• _Challenge_
An exact copy of all the data is required, with pictures left out.

• _Material_
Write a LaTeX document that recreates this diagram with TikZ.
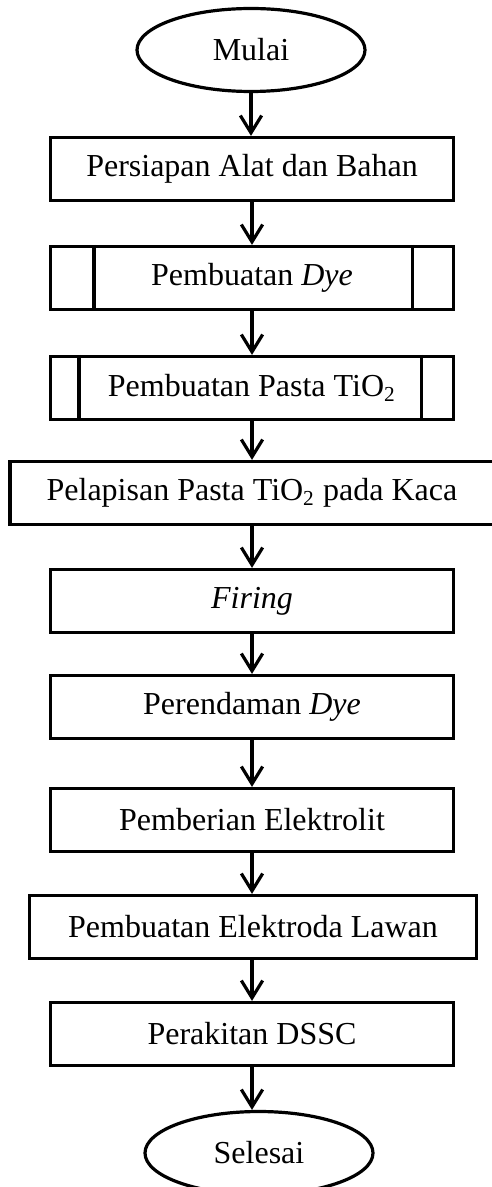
\documentclass[tikz,border=0pt]{standalone}
\usepackage{fontspec}
\setmainfont{Liberation Serif}
\usetikzlibrary{arrows.meta,shapes.geometric,calc}
\newcommand{\pu}{0.375pt}
\tikzset{
  box/.style={draw, line width=1.2pt, minimum width=403*\pu, minimum height=63*\pu,
              inner sep=2pt, font=\fontsize{12}{14}\selectfont, align=center},
  term/.style={draw, ellipse, line width=1.2pt, minimum width=228*\pu, minimum height=83*\pu,
              inner sep=0pt, font=\fontsize{12}{14}\selectfont},
  flow/.style={-{Straight Barb[length=6.5pt,width=8pt]}, line width=1.2pt},
  bar/.style={line width=1.2pt},
}
\begin{document}
\begin{tikzpicture}[x=\pu,y=-\pu]
    \useasboundingbox (0,0) rectangle (491,1187);
    \node[term] (mulai) at (251,50) {Mulai};
    \node[box] (b1) at (252,169) {Persiapan Alat dan Bahan};
    \node[box] (b2) at (252,278) {Pembuatan \textit{Dye}};
    \node[box] (b3) at (252,388) {Pembuatan Pasta TiO\textsubscript{2}};
    \node[box,minimum width=484*\pu] (b4) at (252,493) {Pelapisan Pasta TiO\textsubscript{2} pada Kaca};
    \node[box] (b5) at (252,601) {\textit{Firing}};
    \node[box] (b6) at (252,707) {Perendaman \textit{Dye}};
    \node[box] (b7) at (252,820) {Pemberian Elektrolit};
    \node[box,minimum width=447*\pu] (b8) at (253,927) {Pembuatan Elektroda Lawan};
    \node[box] (b9) at (252,1034) {Perakitan DSSC};
    \node[term] (selesai) at (259,1153) {Selesai};
    % side bars of the sub-process boxes
    \draw[bar] ($(b2.north west)+(45,0)$) -- ($(b2.south west)+(45,0)$);
    \draw[bar] ($(b2.north east)+(-43,0)$) -- ($(b2.south east)+(-43,0)$);
    \draw[bar] ($(b3.north west)+(30,0)$) -- ($(b3.south west)+(30,0)$);
    \draw[bar] ($(b3.north east)+(-34,0)$) -- ($(b3.south east)+(-34,0)$);
    % arrows
    \draw[flow] (mulai) -- (mulai |- b1.north);
    \draw[flow] (b1) -- (b2);
    \draw[flow] (b2) -- (b3);
    \draw[flow] (b3) -- (b4);
    \draw[flow] (b4) -- (b5);
    \draw[flow] (b5) -- (b6);
    \draw[flow] (b6) -- (b7);
    \draw[flow] (b7) -- (b7 |- b8.north);
    \draw[flow] (b8.south -| b9) -- (b9);
    \draw[flow] (b9) -- (b9 |- selesai.north);
  \end{tikzpicture}
\end{document}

• _Task response_
Write a LaTeX document that recreates this diagram with TikZ.
\documentclass[tikz,border=0pt]{standalone}
\usepackage{fontspec}
\setmainfont{Liberation Serif}
\usetikzlibrary{arrows.meta,shapes.geometric,calc}
\newcommand{\pu}{0.375pt}
\tikzset{
  box/.style={draw, line width=1.2pt, minimum width=403*\pu, minimum height=63*\pu,
              inner sep=2pt, font=\fontsize{12}{14}\selectfont, align=center},
  term/.style={draw, ellipse, line width=1.2pt, minimum width=228*\pu, minimum height=83*\pu,
              inner sep=0pt, font=\fontsize{12}{14}\selectfont},
  flow/.style={-{Straight Barb[length=6.5pt,width=8pt]}, line width=1.2pt},
  bar/.style={line width=1.2pt},
}
\begin{document}
\begin{tikzpicture}[x=\pu,y=-\pu]
    \useasboundingbox (0,0) rectangle (491,1187);
    \node[term] (mulai) at (251,50) {Mulai};
    \node[box] (b1) at (252,169) {Persiapan Alat dan Bahan};
    \node[box] (b2) at (252,278) {Pembuatan \textit{Dye}};
    \node[box] (b3) at (252,388) {Pembuatan Pasta TiO\textsubscript{2}};
    \node[box,minimum width=484*\pu] (b4) at (252,493) {Pelapisan Pasta TiO\textsubscript{2} pada Kaca};
    \node[box] (b5) at (252,601) {\textit{Firing}};
    \node[box] (b6) at (252,707) {Perendaman \textit{Dye}};
    \node[box] (b7) at (252,820) {Pemberian Elektrolit};
    \node[box,minimum width=447*\pu] (b8) at (253,927) {Pembuatan Elektroda Lawan};
    \node[box] (b9) at (252,1034) {Perakitan DSSC};
    \node[term] (selesai) at (259,1153) {Selesai};
    % side bars of the sub-process boxes
    \draw[bar] ($(b2.north west)+(45,0)$) -- ($(b2.south west)+(45,0)$);
    \draw[bar] ($(b2.north east)+(-43,0)$) -- ($(b2.south east)+(-43,0)$);
    \draw[bar] ($(b3.north west)+(30,0)$) -- ($(b3.south west)+(30,0)$);
    \draw[bar] ($(b3.north east)+(-34,0)$) -- ($(b3.south east)+(-34,0)$);
    % arrows
    \draw[flow] (mulai) -- (mulai |- b1.north);
    \draw[flow] (b1) -- (b2);
    \draw[flow] (b2) -- (b3);
    \draw[flow] (b3) -- (b4);
    \draw[flow] (b4) -- (b5);
    \draw[flow] (b5) -- (b6);
    \draw[flow] (b6) -- (b7);
    \draw[flow] (b7) -- (b7 |- b8.north);
    \draw[flow] (b8.south -| b9) -- (b9);
    \draw[flow] (b9) -- (b9 |- selesai.north);
  \end{tikzpicture}
\end{document}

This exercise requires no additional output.